On close inspection, wet raindrops hung from the thorn branches, not dropping. Any animals who might have been around were tucked up out of the wet out of sight. Crossing the second footbridge one could pause and hear the brook chasing itself down the mild slope. How can there be so much wrong with the world, when in here, so much is right?

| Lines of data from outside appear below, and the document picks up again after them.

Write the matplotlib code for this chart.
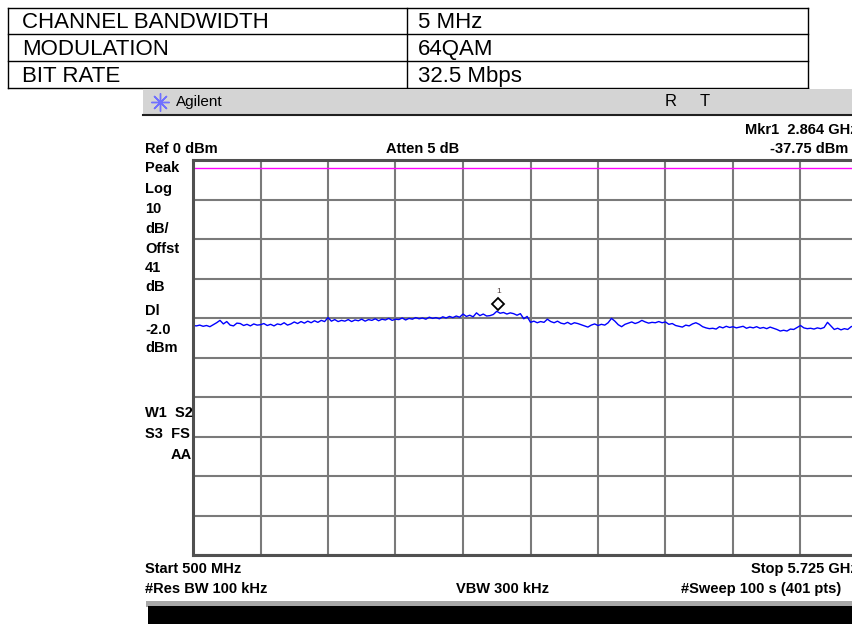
import numpy as np
import matplotlib
matplotlib.use('Agg')
import matplotlib.pyplot as plt
from matplotlib.patches import Rectangle
from matplotlib.lines import Line2D
import matplotlib.transforms as mtransforms

plt.rcParams['font.family'] = ['Liberation Sans', 'DejaVu Sans']

# spec table
table_keys = ['CHANNEL BANDWIDTH', 'MODULATION', 'BIT RATE']
table_vals = ['5 MHz', '64QAM', '32.5 Mbps']

# analyzer settings
start_mhz = 500
stop_mhz = 5725
ref_dbm = 0
db_per_div = 10
display_line = -2.0
marker_mhz = 2864
marker_dbm = -37.75

# trace (every 2nd sweep point)
trace_dbm = [
    -41.9, -42.0, -41.8, -42.1, -41.9, -42.2, -41.7, -41.2, -40.6, -41.5,
    -40.9, -41.8, -42.0, -41.3, -41.4, -41.9, -41.6, -42.0, -41.5, -41.8,
    -41.7, -41.4, -41.9, -41.6, -42.0, -41.5, -41.7, -41.2, -41.8, -41.5,
    -41.0, -41.4, -40.9, -41.3, -40.8, -41.2, -40.7, -41.1, -40.6, -40.9,
    -39.9, -40.8, -40.4, -40.9, -40.6, -40.8, -40.4, -40.9, -40.5, -40.7,
    -40.3, -40.8, -40.4, -40.6, -40.2, -40.7, -40.3, -40.5, -40.1, -40.6,
    -40.3, -40.4, -40.0, -40.5, -40.1, -40.3, -39.9, -40.2, -40.0, -40.3,
    -39.8, -40.1, -39.9, -40.2, -39.7, -40.0, -39.6, -39.9, -39.5, -39.8,
    -39.0, -39.6, -39.3, -39.7, -38.7, -39.4, -39.0, -39.5, -39.4, -39.1,
    -38.3, -38.8, -38.6, -39.0, -38.7, -38.9, -39.3, -38.9, -40.2, -39.6,
    -41.1, -40.8, -41.2, -40.9, -41.1, -40.3, -40.9, -41.2, -40.8, -41.3,
    -41.5, -41.1, -41.6, -41.2, -41.4, -41.7, -42.0, -42.3, -41.8, -41.5,
    -41.9, -41.6, -41.8, -41.2, -40.1, -40.8, -41.7, -42.2, -41.6, -41.3,
    -41.0, -41.4, -41.1, -40.6, -41.0, -41.3, -41.1, -41.2, -40.9, -41.2,
    -41.0, -41.6, -41.4, -41.9, -42.1, -42.3, -41.8, -42.0, -41.5, -41.2,
    -41.6, -42.2, -42.5, -42.7, -42.6, -42.8, -42.2, -42.5, -42.1, -42.4,
    -42.2, -42.5, -42.3, -42.1, -42.6, -42.3, -42.5, -42.2, -42.6, -42.4,
    -42.7, -42.3, -42.6, -42.9, -43.3, -43.1, -43.3, -42.8, -42.9, -42.4,
    -41.9, -42.5, -42.7, -42.6, -42.8, -42.5, -42.7, -42.4, -41.1, -42.0,
    -42.9, -42.6, -43.0, -42.7, -42.9, -42.2, -41.9, -42.4, -42.1, -42.6,
    -42.3,
]
freq_mhz = np.linspace(start_mhz, stop_mhz, len(trace_dbm))

W, H = 853, 624
fig = plt.figure(figsize=(W / 100, H / 100), dpi=100)
fig.patch.set_facecolor('white')


def fx(x):
    return x / W


def fy(y):
    return 1 - y / H


# --- table at the top ---
for y in [8, 34, 61, 88]:
    fig.add_artist(Line2D([fx(8), fx(808)], [fy(y), fy(y)], color='black', lw=1, zorder=-3))
for x in [8, 407, 808]:
    fig.add_artist(Line2D([fx(x), fx(x)], [fy(8), fy(88)], color='black', lw=1, zorder=-3))
for i, (k, v) in enumerate(zip(table_keys, table_vals)):
    yc = 28 + i * 27
    fig.text(fx(22), fy(yc), k, fontsize=16, va='baseline', ha='left')
    fig.text(fx(418), fy(yc), v, fontsize=16, va='baseline', ha='left')

# --- analyzer screenshot ---
fig.add_artist(Rectangle((fx(143), fy(115)), 1 - fx(143), fy(89) - fy(115),
                         transform=fig.transFigure, facecolor='#d4d4d4', edgecolor='none',
                         zorder=-2))
fig.add_artist(Line2D([fx(143), 1], [fy(115), fy(115)], color='#202020', lw=1.5))
fig.add_artist(Line2D([fx(160)], [fy(102)], marker=(8, 2, 0), markersize=13,
                      color='#7070ff', mew=1, linestyle='none'))
fig.text(fx(176), fy(102), 'Agilent', fontsize=11, va='center', ha='left')
fig.text(fx(671), fy(102), 'R', fontsize=12, va='center', ha='center')
fig.text(fx(705), fy(102), 'T', fontsize=12, va='center', ha='center')

bold = dict(fontsize=10.5, fontweight='bold', va='center')
fig.text(fx(858), fy(130), 'Mkr1  2.864 GHz', ha='right', **bold)
fig.text(fx(145), fy(149), 'Ref 0 dBm', ha='left', **bold)
fig.text(fx(386), fy(149), 'Atten 5 dB', ha='left', **bold)
fig.text(fx(848), fy(149), '%.2f dBm' % marker_dbm, ha='right', **bold)

left_labels = [('Peak', 168), ('Log', 189), ('10', 209), ('dB/', 229), ('Offst', 249),
               ('41', 268), ('dB', 287), ('Dl', 311), ('%.1f' % display_line, 330),
               ('dBm', 348), ('W1  S2', 413), ('S3  FS', 434)]
for txt, y in left_labels:
    fig.text(fx(145), fy(y), txt, ha='left', **bold)
fig.text(fx(192), fy(455), 'AA', ha='right', **bold)

fig.text(fx(145), fy(569), 'Start 500 MHz', ha='left', **bold)
fig.text(fx(858), fy(569), 'Stop 5.725 GHz', ha='right', **bold)
fig.text(fx(145), fy(589), '#Res BW 100 kHz', ha='left', **bold)
fig.text(fx(503), fy(589), 'VBW 300 kHz', ha='center', **bold)
fig.text(fx(841), fy(589), '#Sweep 100 s (401 pts)', ha='right', **bold)

fig.add_artist(Rectangle((fx(146), fy(607)), 1 - fx(146), fy(601) - fy(607),
                         transform=fig.transFigure, facecolor='#a8a8a8', edgecolor='none',
                         zorder=-2))
fig.add_artist(Rectangle((fx(148), 0), 1 - fx(148), fy(606),
                         transform=fig.transFigure, facecolor='black', edgecolor='none',
                         zorder=-1))

# --- graticule ---
ax = fig.add_axes([fx(193), fy(555), 675 / W, 395 / H])
ax.set_xlim(start_mhz, stop_mhz)
ax.set_ylim(ref_dbm - 10 * db_per_div, ref_dbm)
ax.set_xticks(np.linspace(start_mhz, stop_mhz, 11))
ax.set_yticks(np.arange(ref_dbm - 10 * db_per_div, ref_dbm + 1, db_per_div))
ax.tick_params(length=0, labelbottom=False, labelleft=False)
ax.grid(True, color='#7a7a7a', lw=1.5)
for s in ax.spines.values():
    s.set_color('#505050')
    s.set_linewidth(2.2)

ax.axhline(display_line, color='#ff00ff', lw=1)
ax.plot(freq_mhz, trace_dbm, color='#0000ff', lw=1)

up = mtransforms.offset_copy(ax.transData, fig=fig, x=0, y=4, units='points')
ax.plot([marker_mhz], [marker_dbm], marker='D', markersize=6, mfc='white', mec='black',
        mew=1.3, transform=up, clip_on=False)
ax.annotate('1', (marker_mhz, marker_dbm), xytext=(0, 13), textcoords='offset points',
            ha='center', va='center', fontsize=6, color='#504040')

fig.savefig('out.png', dpi=100)
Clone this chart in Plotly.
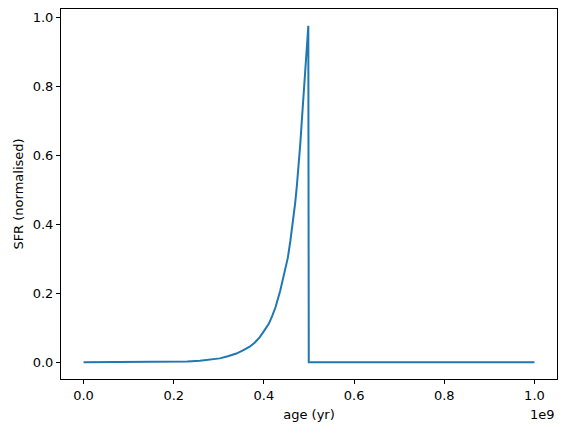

There’s a moment captured in “Thicker than Liquor,” the first essay in Wendell Berry’s book The Wild Birds, that is like this. Wheeler Catlett is with his father, looking with him at their farm and the work they just completed in the midst of a desperate drought. He writes, “It was a moment that would live with Wheeler for the rest of his life, for he saw his father then as he had at last grown old enough to see him, not only as he declared himself, but as he was.” Here in the old New England woods we can see this Earth not only as she declares herself to be, but as she is. Humans may make a mash of her, use her up, and spit her out, but she waits. Hurt, perhaps, but refusing, on the good days, to be defined by the abuses we perpetrate. Waiting, instead, for possible temporal recovery but also for certain eventual redemption.

May we be lucky enough, observant enough, caring enough, to think about these things and see them, not only when we walk, but as we work, and sleep, and God willing, rise to a new day.

1 Berry, Wendell. The Wild Birds. San Francisco: North Point Press, 1980, p.11.